INSTRUCTIONS TO FOLLOW: Go through the listing and set it down exactly, leaving out its pictures.

STORED DATA:
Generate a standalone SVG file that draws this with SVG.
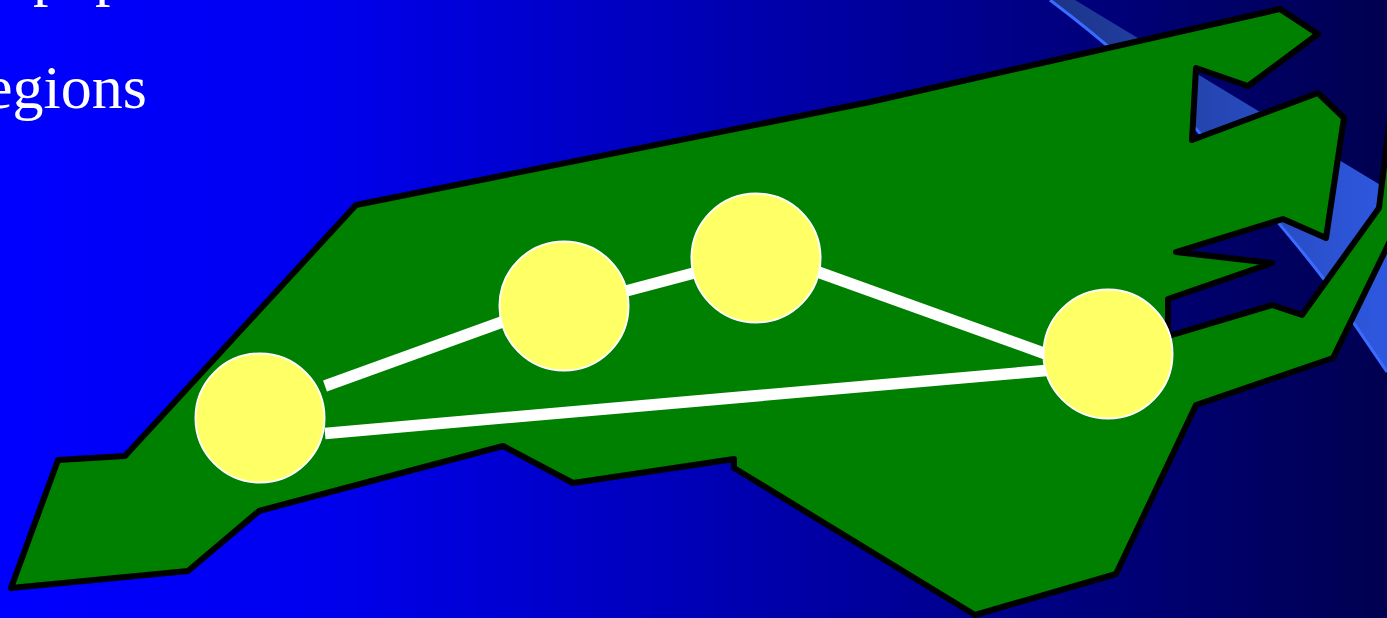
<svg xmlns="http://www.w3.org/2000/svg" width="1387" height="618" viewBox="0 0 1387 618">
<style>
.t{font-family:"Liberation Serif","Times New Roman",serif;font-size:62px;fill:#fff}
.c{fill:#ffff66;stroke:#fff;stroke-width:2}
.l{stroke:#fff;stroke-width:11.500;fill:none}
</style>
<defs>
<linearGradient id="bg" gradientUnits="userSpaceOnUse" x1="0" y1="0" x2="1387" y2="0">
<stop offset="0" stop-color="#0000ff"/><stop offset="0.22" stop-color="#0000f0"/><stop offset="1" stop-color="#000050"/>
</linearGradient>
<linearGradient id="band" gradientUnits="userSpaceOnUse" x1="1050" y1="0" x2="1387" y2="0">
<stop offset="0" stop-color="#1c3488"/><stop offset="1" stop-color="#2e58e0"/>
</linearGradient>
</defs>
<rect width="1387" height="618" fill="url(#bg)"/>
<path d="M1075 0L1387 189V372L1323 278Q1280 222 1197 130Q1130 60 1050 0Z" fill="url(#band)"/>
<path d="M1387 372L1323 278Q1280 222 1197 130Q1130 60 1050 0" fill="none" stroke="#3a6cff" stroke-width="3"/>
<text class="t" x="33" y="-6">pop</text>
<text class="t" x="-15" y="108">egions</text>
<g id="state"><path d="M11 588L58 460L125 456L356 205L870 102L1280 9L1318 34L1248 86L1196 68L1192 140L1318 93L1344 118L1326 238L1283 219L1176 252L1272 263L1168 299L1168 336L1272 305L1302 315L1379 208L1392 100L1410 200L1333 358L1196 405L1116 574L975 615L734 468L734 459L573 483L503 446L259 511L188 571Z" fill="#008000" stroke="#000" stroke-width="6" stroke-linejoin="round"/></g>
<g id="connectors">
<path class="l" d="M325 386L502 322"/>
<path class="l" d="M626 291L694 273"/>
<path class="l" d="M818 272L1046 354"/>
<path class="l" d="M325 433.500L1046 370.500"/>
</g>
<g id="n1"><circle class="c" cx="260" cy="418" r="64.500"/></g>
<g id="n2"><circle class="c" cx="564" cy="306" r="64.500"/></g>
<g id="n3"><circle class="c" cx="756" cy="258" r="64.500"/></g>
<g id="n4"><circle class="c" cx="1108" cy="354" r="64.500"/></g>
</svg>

SOLUTION TO THIS PROBLEM:
Generate a standalone SVG file that draws this with SVG.
<svg xmlns="http://www.w3.org/2000/svg" width="1387" height="618" viewBox="0 0 1387 618">
<style>
.t{font-family:"Liberation Serif","Times New Roman",serif;font-size:62px;fill:#fff}
.c{fill:#ffff66;stroke:#fff;stroke-width:2}
.l{stroke:#fff;stroke-width:11.500;fill:none}
</style>
<defs>
<linearGradient id="bg" gradientUnits="userSpaceOnUse" x1="0" y1="0" x2="1387" y2="0">
<stop offset="0" stop-color="#0000ff"/><stop offset="0.22" stop-color="#0000f0"/><stop offset="1" stop-color="#000050"/>
</linearGradient>
<linearGradient id="band" gradientUnits="userSpaceOnUse" x1="1050" y1="0" x2="1387" y2="0">
<stop offset="0" stop-color="#1c3488"/><stop offset="1" stop-color="#2e58e0"/>
</linearGradient>
</defs>
<rect width="1387" height="618" fill="url(#bg)"/>
<path d="M1075 0L1387 189V372L1323 278Q1280 222 1197 130Q1130 60 1050 0Z" fill="url(#band)"/>
<path d="M1387 372L1323 278Q1280 222 1197 130Q1130 60 1050 0" fill="none" stroke="#3a6cff" stroke-width="3"/>
<text class="t" x="33" y="-6">pop</text>
<text class="t" x="-15" y="108">egions</text>
<g id="state"><path d="M11 588L58 460L125 456L356 205L870 102L1280 9L1318 34L1248 86L1196 68L1192 140L1318 93L1344 118L1326 238L1283 219L1176 252L1272 263L1168 299L1168 336L1272 305L1302 315L1379 208L1392 100L1410 200L1333 358L1196 405L1116 574L975 615L734 468L734 459L573 483L503 446L259 511L188 571Z" fill="#008000" stroke="#000" stroke-width="6" stroke-linejoin="round"/></g>
<g id="connectors">
<path class="l" d="M325 386L502 322"/>
<path class="l" d="M626 291L694 273"/>
<path class="l" d="M818 272L1046 354"/>
<path class="l" d="M325 433.500L1046 370.500"/>
</g>
<g id="n1"><circle class="c" cx="260" cy="418" r="64.500"/></g>
<g id="n2"><circle class="c" cx="564" cy="306" r="64.500"/></g>
<g id="n3"><circle class="c" cx="756" cy="258" r="64.500"/></g>
<g id="n4"><circle class="c" cx="1108" cy="354" r="64.500"/></g>
</svg>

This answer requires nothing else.